- [Exercise brief]
Look at the data below and print exactly the lines from its first line through the line with "shares = [54, 13, 33]"; the pictures stay out of the copy.

- [Data provided]
--- Start ---
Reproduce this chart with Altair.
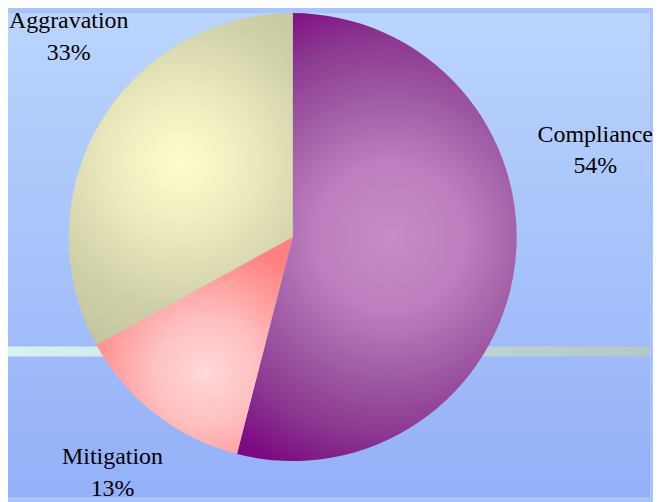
import math
import altair as alt
import pandas as pd

# ---- data ----
categories = ["Compliance", "Mitigation", "Aggravation"]
shares = [54, 13, 33]

df = pd.DataFrame({"category": categories, "share": shares})
df["end"] = df["share"].cumsum()
df["start"] = df["end"] - df["share"]
df["label"] = df["category"] + "\n" + df["share"].astype(str) + "%"

W, H = 645, 486
CX, CY, R = 286, 225, 225

bg_grad = {"gradient": "linear", "x1": 0, "y1": 0, "x2": 0, "y2": 1,
           "stops": [{"offset": 0, "color": "#bad5fd"},
                     {"offset": 1, "color": "#94b0f8"}]}
band_grad = {"gradient": "linear", "x1": 0, "y1": 0, "x2": 1, "y2": 0,
             "stops": [{"offset": 0, "color": "#d8f2f0"},
                       {"offset": 1, "color": "#b4c8c6"}]}

grads = {
    "Compliance": {"gradient": "radial", "x1": 0.53, "y1": 0.5, "x2": 0.53, "y2": 0.5,
                   "r1": 0, "r2": 0.56,
                   "stops": [{"offset": 0, "color": "#c88cc8"},
                             {"offset": 0.3, "color": "#bc7ebe"},
                             {"offset": 0.55, "color": "#a05ca4"},
                             {"offset": 0.8, "color": "#8a3690"},
                             {"offset": 1, "color": "#7e0a82"}]},
    "Mitigation": {"gradient": "radial", "x1": 0.55, "y1": 0.62, "x2": 0.55, "y2": 0.62,
                   "r1": 0, "r2": 0.6,
                   "stops": [{"offset": 0, "color": "#ffd8da"},
                             {"offset": 0.4, "color": "#ffc0c0"},
                             {"offset": 1, "color": "#ff8080"}]},
    "Aggravation": {"gradient": "radial", "x1": 0.5, "y1": 0.45, "x2": 0.5, "y2": 0.45,
                    "r1": 0, "r2": 0.6,
                    "stops": [{"offset": 0, "color": "#fffccc"},
                              {"offset": 0.3, "color": "#f0eec0"},
                              {"offset": 0.7, "color": "#d2d2aa"},
                              {"offset": 1, "color": "#c4c49e"}]},
}

label_pos = {"Compliance": (590, 129), "Mitigation": (105, 453), "Aggravation": (61, 15)}

one = pd.DataFrame({"k": [0]})
background = alt.Chart(one).mark_rect(fill=bg_grad, stroke=None).encode(
    x=alt.value(0), x2=alt.value(W), y=alt.value(0), y2=alt.value(H))
band = alt.Chart(one).mark_rect(fill=band_grad, stroke=None).encode(
    x=alt.value(0), x2=alt.value(W), y=alt.value(335), y2=alt.value(345))

theta_scale = alt.Scale(domain=[0, 100], range=[0, 2 * math.pi])
layers = [background, band]
for cat in categories:
    layers.append(
        alt.Chart(df).transform_filter(alt.datum.category == cat)
        .mark_arc(fill=grads[cat], radius=R, stroke=None)
        .encode(theta=alt.Theta("start:Q", scale=theta_scale),
                theta2="end:Q",
                x=alt.value(CX), y=alt.value(CY))
    )
for cat in categories:
    px, py = label_pos[cat]
    layers.append(
        alt.Chart(df).transform_filter(alt.datum.category == cat)
        .mark_text(fontSize=24, color="black", align="center", baseline="alphabetic",
                   lineBreak="\n", lineHeight=32)
        .encode(text="label:N", x=alt.value(px), y=alt.value(py))
    )

chart = alt.layer(*layers).properties(
    width=W, height=H, padding=0, background="#a8c4fa"
).configure_view(stroke=None).configure_text(font="Liberation Serif")

chart.save("out.html", embed_options={"renderer": "svg", "actions": False})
--- End ---
- [Solution for this problem]
Reproduce this chart with Altair.
import math
import altair as alt
import pandas as pd

# ---- data ----
categories = ["Compliance", "Mitigation", "Aggravation"]
shares = [54, 13, 33]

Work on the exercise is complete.